As Dr. Anderson’s classes and DFM books emphasize thorough “Concept/Architecture” work in Figure 3-1, (in the green bands shown at the right), which cuts in half the time to stable production. And this is when 60% of cost is determined, providing big cost reduction opportunities, only on the bottom timeline.

This article will show that having a higher proportion of up-front time will give you the time to innovate.

This advanced timeline will give you the time to innovate to do the following things that Dr. Anderson teaches in his classes and workshops:

Seriously address what innovation was deferred in previous rushed projects because there just wasn’t enough time for innovation then or it was tried and wasn’t done right-the-first-time and fell off the proverbial plate.

Create innovation for products and innovative processes. His white paper on concurrently engineering shows how design innovative products and processes.

• Create concept/architectural breakthroughs
that will

Leap ahead of all the competition, instead of wasting valuable resources designing a “me-too” product to fill a “market gap” and then spend the rest of the product’s life competing on price and deals. Having time to innovate will enable teams to create products that customers really want.  If this is normally perceived as "costing more," Dr. Anderson's cost reduction techniques will pay for them -- and get the innovative products our sooner, on top of that.

Generate, explore, and refine creative ideas and then commercialize them for manufacturability, as discussed more at the end of this article.  Even if innovation was "done" before a new product development project, it still needs to be commercialized for manufacturability (http://www.halfcostproducts.com/commercialization.htm )

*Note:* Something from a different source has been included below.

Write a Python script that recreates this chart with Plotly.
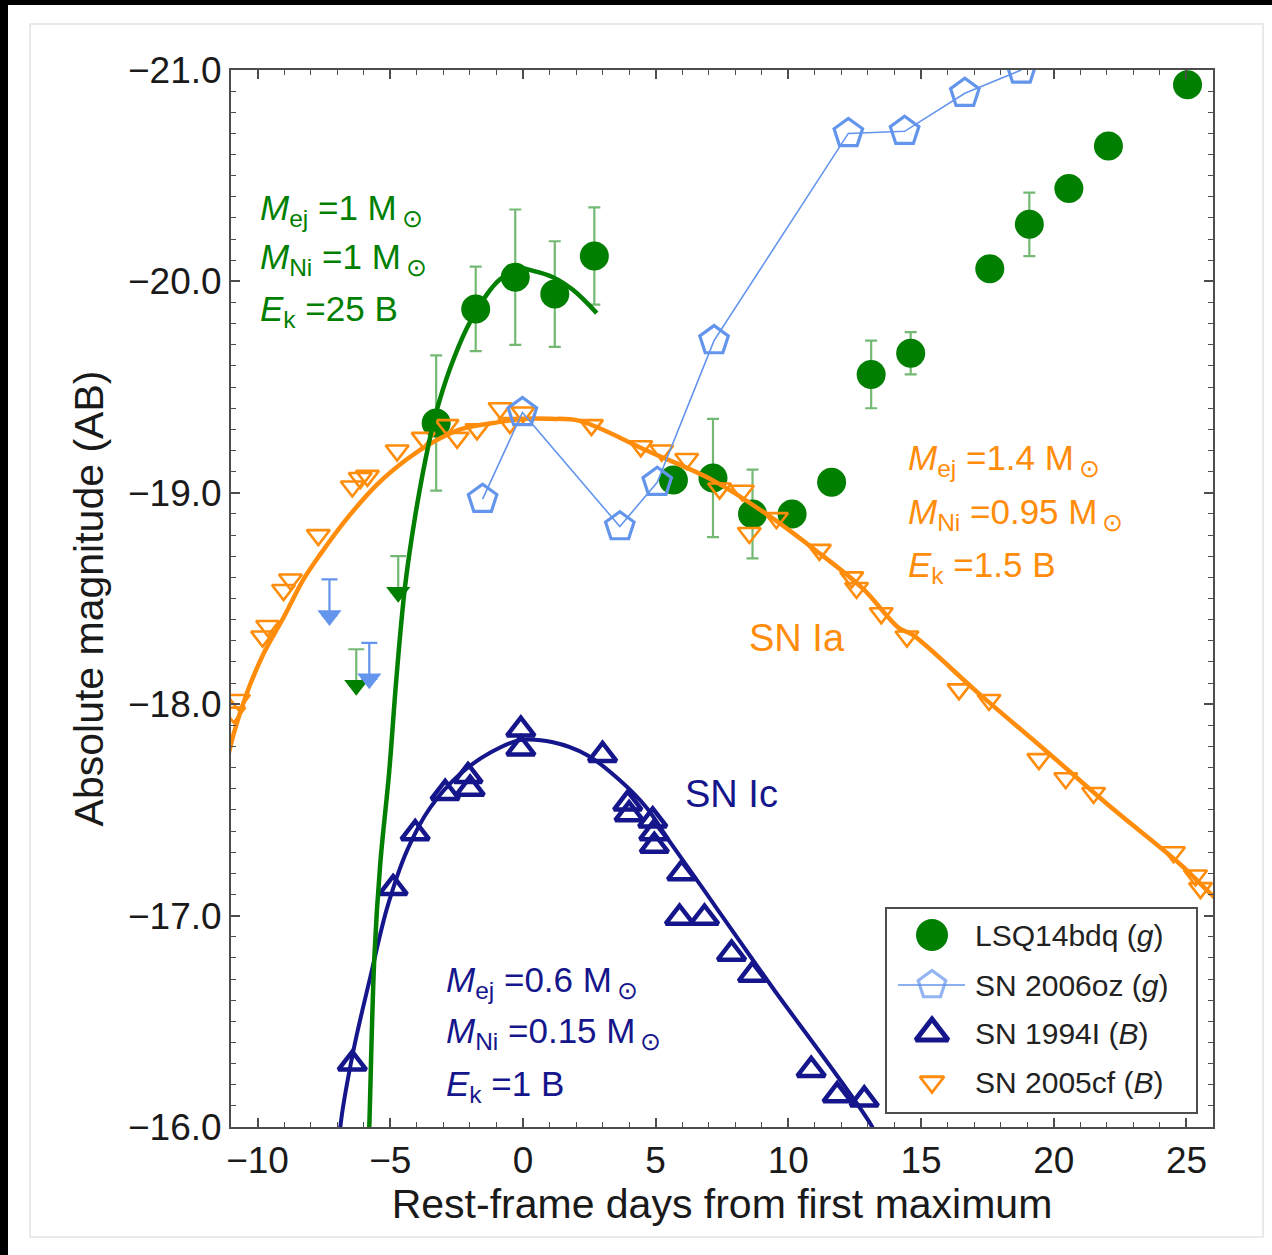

Mass Customize versatile products that can easily accommodate custom orders and scalable derivatives at no extra cost or time that would result from trying to modify mass production designs. Further, the mass customization of flexible processes can programmably offer variety with less cost, time, space, and weight than modularity that depends on expensive and heavy interfaces. This is based on Dr. Anderson's experience as Manager of Flexible Manufacturing at Intel's Systems Group where he designed flexible fixtures for printed circuit boards.  The general principles of mass customized products/processes are shown in Chapter 8 of his Mass Customization book which is summarized on the web article  shows flexible processes for electronics (Figure 1) and  flexible processes for fabricated products (Figure 2)  at http://www.build-to-order-consulting.com/mc.htm .  Another big benefit of flexible tooling is that it enables spec changes or customer-induced changes to be implemented faster than with inflexible designs built in hard tooling, thus keeping them off the critical path.

• An example of the value of mass customization is that products  could be offered in any length or capacity, or even above or below the usual ranges, instead of limiting customers to just a few incremental models.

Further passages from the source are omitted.